That the award was voted on by his teammates and coaches made it that much more special for the always upbeat Vogt, who has started games at five different positions for the A's this season while carrying a .300 batting average entering Saturday following his June 1 callup, despite battling multiple injuries.
"There are things you hear playing in this organization about Catfish, so to have your name mentioned with his is an honor all by itself," Vogt said. "But to have your teammates and coaches think of you in that regard, it's the highest honor you can have as a ballplayer.
"I literally am kind of at a loss for words just because it means so much to me personally. And just to have my friends and teammates and coaches vote me into this, it's so cool."
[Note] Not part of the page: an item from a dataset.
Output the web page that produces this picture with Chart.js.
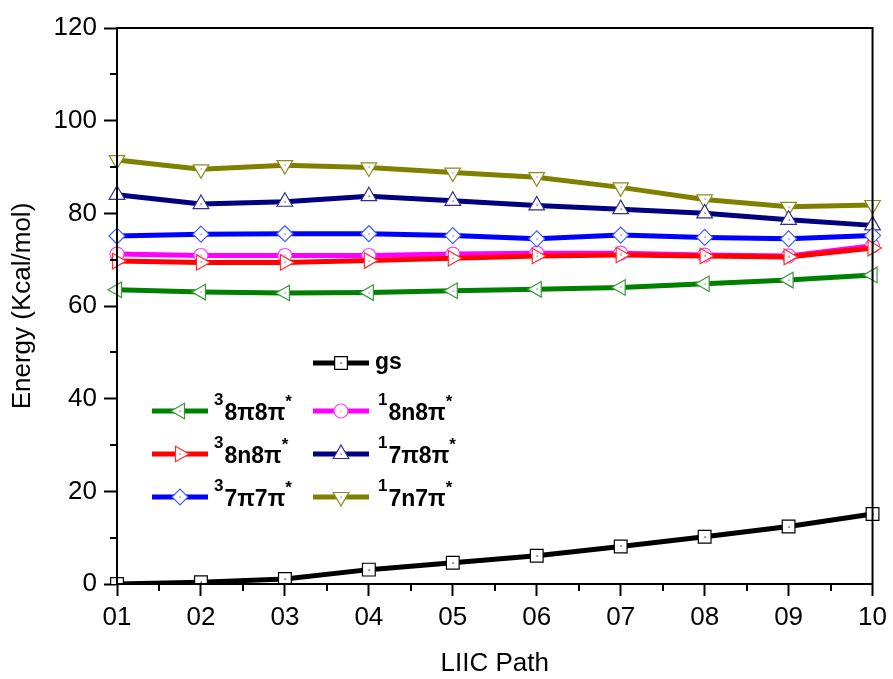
<!DOCTYPE html>
<html>
<head>
<meta charset="utf-8">
<script src="https://cdn.jsdelivr.net/npm/chart.js@4/dist/chart.umd.min.js"></script>
<style>
  html, body { margin: 0; padding: 0; background: #fff; }
</style>
</head>
<body>
<canvas id="grafico" width="893" height="679"></canvas>
<script>
// Pontos do caminho LIIC
var passos = ['01', '02', '03', '04', '05', '06', '07', '08', '09', '10'];

// Energias (Kcal/mol)
var gs        = [0, 0.4, 1.1, 3.1, 4.6, 6.1, 8.1, 10.2, 12.4, 15.1];
var t8pi8pi   = [63.5, 63.0, 62.8, 62.9, 63.3, 63.6, 64.0, 64.8, 65.6, 66.7];
var t8n8pi    = [69.7, 69.4, 69.4, 69.8, 70.3, 70.8, 71.0, 70.8, 70.6, 72.5];
var t7pi7pi   = [75.1, 75.5, 75.6, 75.6, 75.2, 74.5, 75.3, 74.8, 74.5, 75.2];
var s8n8pi    = [71.2, 70.9, 70.9, 70.9, 71.2, 71.4, 71.4, 71.0, 70.8, 73.0];
var s7pi8pi   = [84.0, 82.0, 82.5, 83.7, 82.7, 81.7, 80.9, 80.0, 78.6, 77.4];
var s7n7pi    = [91.5, 89.5, 90.4, 89.9, 88.8, 87.8, 85.6, 83.0, 81.4, 81.8];

var nomes = ['gs', '38\u03c08\u03c0*', '38n8\u03c0*', '37\u03c07\u03c0*', '18n8\u03c0*', '17\u03c08\u03c0*', '17n7\u03c0*'];
var series = [gs, t8pi8pi, t8n8pi, t7pi7pi, s8n8pi, s7pi8pi, s7n7pi];
var cores = ['#000000', '#008000', '#ff0000', '#0000ff', '#ff00ff', '#000080', '#808000'];
var coresMarcador = ['#000000', '#3a9a3a', '#ff3030', '#4060ff', '#ff40ff', '#303090', '#8c8c20'];
var estilos = ['rect', 'triangle', 'triangle', 'rectRot', 'circle', 'triangle', 'triangle'];
var rotacoes = [0, -90, 90, 0, 0, 0, 180];
var raios = [9, 9, 9, 8, 7, 9, 9];

// posições da legenda (coluna, linha)
var legendaPos = [[1, 0], [0, 1], [0, 2], [0, 3], [1, 1], [1, 2], [1, 3]];

var FONTE = '"Liberation Sans", Arial, sans-serif';
Chart.defaults.font.family = FONTE;
Chart.defaults.color = '#000';

var datasets = series.map(function (valores, i) {
    return {
        label: nomes[i],
        data: valores,
        borderColor: cores[i],
        backgroundColor: '#ffffff',
        borderWidth: 5,
        tension: 0,
        pointStyle: estilos[i],
        rotation: rotacoes[i],
        pointRadius: raios[i],
        pointHoverRadius: raios[i],
        pointBackgroundColor: '#ffffff',
        pointBorderColor: coresMarcador[i],
        pointBorderWidth: 1.2
    };
});

var moldura = {
    id: 'moldura',
    afterDatasetsDraw: function (chart) {
        var ctx = chart.ctx;
        ctx.save();
        chart.data.datasets.forEach(function (ds, i) {
            ctx.fillStyle = coresMarcador[i];
            chart.getDatasetMeta(i).data.forEach(function (p) {
                ctx.fillRect(Math.round(p.x) - 0.5, Math.round(p.y) - 0.5, 1.2, 1.2);
            });
        });
        ctx.restore();
    },
    afterDraw: function (chart) {
        var ctx = chart.ctx;
        var a = chart.chartArea;
        var x = chart.scales.x, y = chart.scales.y;
        ctx.save();
        ctx.strokeStyle = '#000';
        ctx.lineWidth = 2;
        ctx.strokeRect(a.left, a.top, a.right - a.left, a.bottom - a.top);

        // ticks menores
        ctx.lineWidth = 2;
        ctx.beginPath();
        for (var v = 10; v < 120; v += 20) {
            var py = Math.round(y.getPixelForValue(v));
            ctx.moveTo(a.left - 7, py);
            ctx.lineTo(a.left, py);
        }
        for (var k = 0; k < passos.length - 1; k++) {
            var px = Math.round((x.getPixelForValue(k) + x.getPixelForValue(k + 1)) / 2);
            ctx.moveTo(px, a.bottom);
            ctx.lineTo(px, a.bottom + 7);
        }
        ctx.stroke();

        // legenda
        var colX = [152, 313];
        var rowY = [363, 411, 454, 497];
        chart.data.datasets.forEach(function (ds, i) {
            var c = legendaPos[i][0], r = legendaPos[i][1];
            var x0 = colX[c], yy = rowY[r];
            ctx.strokeStyle = ds.borderColor;
            ctx.lineWidth = 5;
            ctx.beginPath();
            ctx.moveTo(x0, yy);
            ctx.lineTo(x0 + 56, yy);
            ctx.stroke();
            ctx.fillStyle = '#ffffff';
            ctx.strokeStyle = coresMarcador[i];
            ctx.lineWidth = 1.2;
            Chart.helpers.drawPoint(ctx, {
                pointStyle: ds.pointStyle,
                rotation: ds.rotation,
                radius: ds.pointRadius,
                borderWidth: 1.2
            }, x0 + 28, yy);
            ctx.fillStyle = coresMarcador[i];
            ctx.fillRect(x0 + 27.5, yy - 0.5, 1.2, 1.2);

            var nome = ds.label;
            var tx = x0 + 62;
            ctx.fillStyle = '#000';
            ctx.textBaseline = 'alphabetic';
            ctx.textAlign = 'left';
            if (nome.length <= 2) {
                ctx.font = 'bold 23px ' + FONTE;
                ctx.fillText(nome, tx, yy + 6);
            } else {
                var sup = nome.charAt(0);
                var corpo = nome.slice(1, -1);
                var estrela = nome.slice(-1);
                if (c === 1) tx += 3;
                ctx.font = 'bold 17px ' + FONTE;
                ctx.fillText(sup, tx, yy - 6);
                tx += ctx.measureText(sup).width + 1;
                ctx.font = 'bold 23px ' + FONTE;
                ctx.fillText(corpo, tx, yy + 9);
                tx += ctx.measureText(corpo).width;
                ctx.font = 'bold 17px ' + FONTE;
                ctx.fillText(estrela, tx, yy - 4);
            }
        });
        ctx.restore();
    }
};

var ctx = document.getElementById('grafico').getContext('2d');
var grafico = new Chart(ctx, {
    type: 'line',
    data: {
        labels: passos,
        datasets: datasets
    },
    options: {
        responsive: false,
        animation: false,
        events: [],
        layout: { padding: { left: 0, top: 28, right: 20, bottom: 0 } },
        plugins: {
            legend: { display: false },
            tooltip: { enabled: false }
        },
        scales: {
            x: {
                type: 'category',
                offset: false,
                afterFit: function (s) { s.height = 95; },
                grid: {
                    drawOnChartArea: false,
                    offset: false,
                    color: '#000',
                    tickLength: 12,
                    tickWidth: 2
                },
                border: { display: true, color: '#000', width: 2 },
                ticks: {
                    color: '#000',
                    font: { size: 26 },
                    padding: 6,
                    maxRotation: 0,
                    autoSkip: false
                },
                title: {
                    display: true,
                    text: 'LIIC Path',
                    color: '#000',
                    font: { size: 26 },
                    padding: { top: 0, bottom: 0 }
                }
            },
            y: {
                min: 0,
                max: 120,
                afterFit: function (s) { s.width = 117; },
                grid: {
                    drawOnChartArea: false,
                    color: '#000',
                    tickLength: 13,
                    tickWidth: 2
                },
                border: { display: true, color: '#000', width: 2 },
                ticks: {
                    stepSize: 20,
                    color: '#000',
                    font: { size: 26 },
                    padding: 7
                },
                title: {
                    display: true,
                    text: 'Energy (Kcal/mol)',
                    color: '#000',
                    font: { size: 26 },
                    padding: { top: 7, bottom: 0 }
                }
            }
        }
    },
    plugins: [moldura]
});
</script>
</body>
</html>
Vogt's inspiring style of play has been on display since he arrived in Oakland, where he made his A's debut in June last year and, four months later, delivered the walk-off RBI single in Game 2 of the 2013 American League Division Series against Detroit.
The 29-year-old spent five years in the Minors before finally making his big league debut with Tampa in 2012. He began his career 0-for-32 before notching his first hit, a homer, with the A's last year.
"For me, the way my career has gone, it is an inspirational story for a lot of people," Vogt said. "For me, it's just my life. I haven't really thought of it as this huge inspirational story. But when I kind of look back on it, the way I kind of see it is for me, if one kid looks at Stephen Vogt and says, 'Wow, if that guy can play in the big leagues, I think I can,' that's kind of what you want."
Previous winners of the award, to be presented to Vogt in an on-field presentation prior to Sunday's matinee with the Phillies, include Tim Hudson ('04), Mark Ellis ('05, '07), Jason Kendall ('06), Mike Sweeney ('08), Kurt Suzuki ('09), Ben Sheets ('10), Josh Willingham ('11), Jonny Gomes ('12) and Coco Crisp ('13).